▶ **WHAT YOU HAVE TO DO**: Retype the data exactly, from its first line to the line containing "const shares = [70, 17, 1, 4, 8];", including both, and skip any picture.

▶ **DATA BLOCK**:
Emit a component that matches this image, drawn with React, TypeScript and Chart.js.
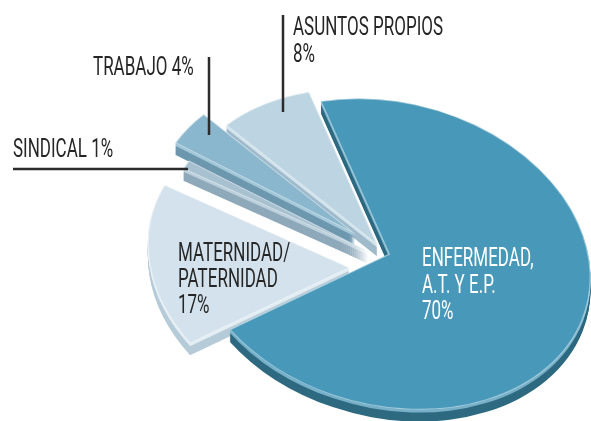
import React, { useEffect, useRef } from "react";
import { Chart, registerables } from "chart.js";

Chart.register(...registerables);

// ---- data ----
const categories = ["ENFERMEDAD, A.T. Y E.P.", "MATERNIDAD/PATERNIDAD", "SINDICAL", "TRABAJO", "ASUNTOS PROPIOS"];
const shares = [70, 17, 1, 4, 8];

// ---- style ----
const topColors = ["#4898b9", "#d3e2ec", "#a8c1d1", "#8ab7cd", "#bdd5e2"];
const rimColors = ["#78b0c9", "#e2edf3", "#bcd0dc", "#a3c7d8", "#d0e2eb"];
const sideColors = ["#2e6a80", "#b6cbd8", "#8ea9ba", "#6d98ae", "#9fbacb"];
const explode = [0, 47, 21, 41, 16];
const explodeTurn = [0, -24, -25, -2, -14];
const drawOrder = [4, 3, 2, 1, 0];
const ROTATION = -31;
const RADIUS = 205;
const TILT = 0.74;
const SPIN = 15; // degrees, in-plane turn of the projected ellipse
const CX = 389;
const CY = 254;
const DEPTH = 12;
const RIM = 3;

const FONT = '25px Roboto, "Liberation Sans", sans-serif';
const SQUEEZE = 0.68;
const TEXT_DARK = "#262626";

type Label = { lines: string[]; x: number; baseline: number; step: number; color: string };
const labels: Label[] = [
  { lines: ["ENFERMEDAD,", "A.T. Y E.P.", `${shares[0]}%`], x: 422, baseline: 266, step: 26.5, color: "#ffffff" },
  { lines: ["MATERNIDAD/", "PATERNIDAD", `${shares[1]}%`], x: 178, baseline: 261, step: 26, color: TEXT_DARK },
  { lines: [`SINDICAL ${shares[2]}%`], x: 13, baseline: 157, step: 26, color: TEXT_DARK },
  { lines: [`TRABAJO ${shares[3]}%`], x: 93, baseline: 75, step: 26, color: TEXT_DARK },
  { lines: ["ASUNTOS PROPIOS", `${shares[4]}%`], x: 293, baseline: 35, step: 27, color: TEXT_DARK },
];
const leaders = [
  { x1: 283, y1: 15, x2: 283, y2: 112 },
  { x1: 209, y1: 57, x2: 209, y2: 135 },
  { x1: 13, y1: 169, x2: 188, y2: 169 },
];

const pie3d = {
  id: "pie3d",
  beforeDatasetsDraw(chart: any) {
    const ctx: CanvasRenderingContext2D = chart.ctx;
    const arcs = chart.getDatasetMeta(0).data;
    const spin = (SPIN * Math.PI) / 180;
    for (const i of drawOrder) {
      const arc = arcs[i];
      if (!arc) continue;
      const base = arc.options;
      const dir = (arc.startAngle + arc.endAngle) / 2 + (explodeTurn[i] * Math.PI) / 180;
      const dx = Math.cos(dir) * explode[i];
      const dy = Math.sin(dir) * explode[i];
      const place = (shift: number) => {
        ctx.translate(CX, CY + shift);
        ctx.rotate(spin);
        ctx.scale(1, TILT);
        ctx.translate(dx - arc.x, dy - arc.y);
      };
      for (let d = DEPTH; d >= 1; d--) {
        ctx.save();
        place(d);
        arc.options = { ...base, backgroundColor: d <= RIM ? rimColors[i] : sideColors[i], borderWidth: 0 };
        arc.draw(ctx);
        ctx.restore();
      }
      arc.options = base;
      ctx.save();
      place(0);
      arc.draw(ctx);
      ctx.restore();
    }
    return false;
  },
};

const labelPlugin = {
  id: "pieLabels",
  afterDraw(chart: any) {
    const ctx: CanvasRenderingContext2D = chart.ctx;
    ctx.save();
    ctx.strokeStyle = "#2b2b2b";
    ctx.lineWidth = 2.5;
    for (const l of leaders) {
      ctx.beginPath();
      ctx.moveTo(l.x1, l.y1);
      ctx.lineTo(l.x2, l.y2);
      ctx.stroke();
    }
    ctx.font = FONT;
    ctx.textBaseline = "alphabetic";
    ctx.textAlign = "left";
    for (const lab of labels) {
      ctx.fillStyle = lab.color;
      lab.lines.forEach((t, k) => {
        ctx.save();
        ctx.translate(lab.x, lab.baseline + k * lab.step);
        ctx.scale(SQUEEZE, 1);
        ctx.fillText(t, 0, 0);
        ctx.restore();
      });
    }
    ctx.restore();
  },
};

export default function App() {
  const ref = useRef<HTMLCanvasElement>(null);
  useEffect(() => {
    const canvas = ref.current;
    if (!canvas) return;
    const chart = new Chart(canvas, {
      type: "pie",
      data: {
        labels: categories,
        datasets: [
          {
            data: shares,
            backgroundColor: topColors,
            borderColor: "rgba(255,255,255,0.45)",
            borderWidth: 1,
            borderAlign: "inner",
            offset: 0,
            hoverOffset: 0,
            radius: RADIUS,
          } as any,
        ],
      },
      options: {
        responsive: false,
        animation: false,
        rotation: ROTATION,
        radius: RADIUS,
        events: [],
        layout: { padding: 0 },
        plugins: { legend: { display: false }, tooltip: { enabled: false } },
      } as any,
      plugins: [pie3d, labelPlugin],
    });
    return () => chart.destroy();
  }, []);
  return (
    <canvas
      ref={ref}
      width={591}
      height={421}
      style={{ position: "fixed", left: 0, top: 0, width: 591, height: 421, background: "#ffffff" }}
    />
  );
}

▶ **ANSWER TO THE PROBLEM**:
Emit a component that matches this image, drawn with React, TypeScript and Chart.js.
import React, { useEffect, useRef } from "react";
import { Chart, registerables } from "chart.js";

Chart.register(...registerables);

// ---- data ----
const categories = ["ENFERMEDAD, A.T. Y E.P.", "MATERNIDAD/PATERNIDAD", "SINDICAL", "TRABAJO", "ASUNTOS PROPIOS"];
const shares = [70, 17, 1, 4, 8];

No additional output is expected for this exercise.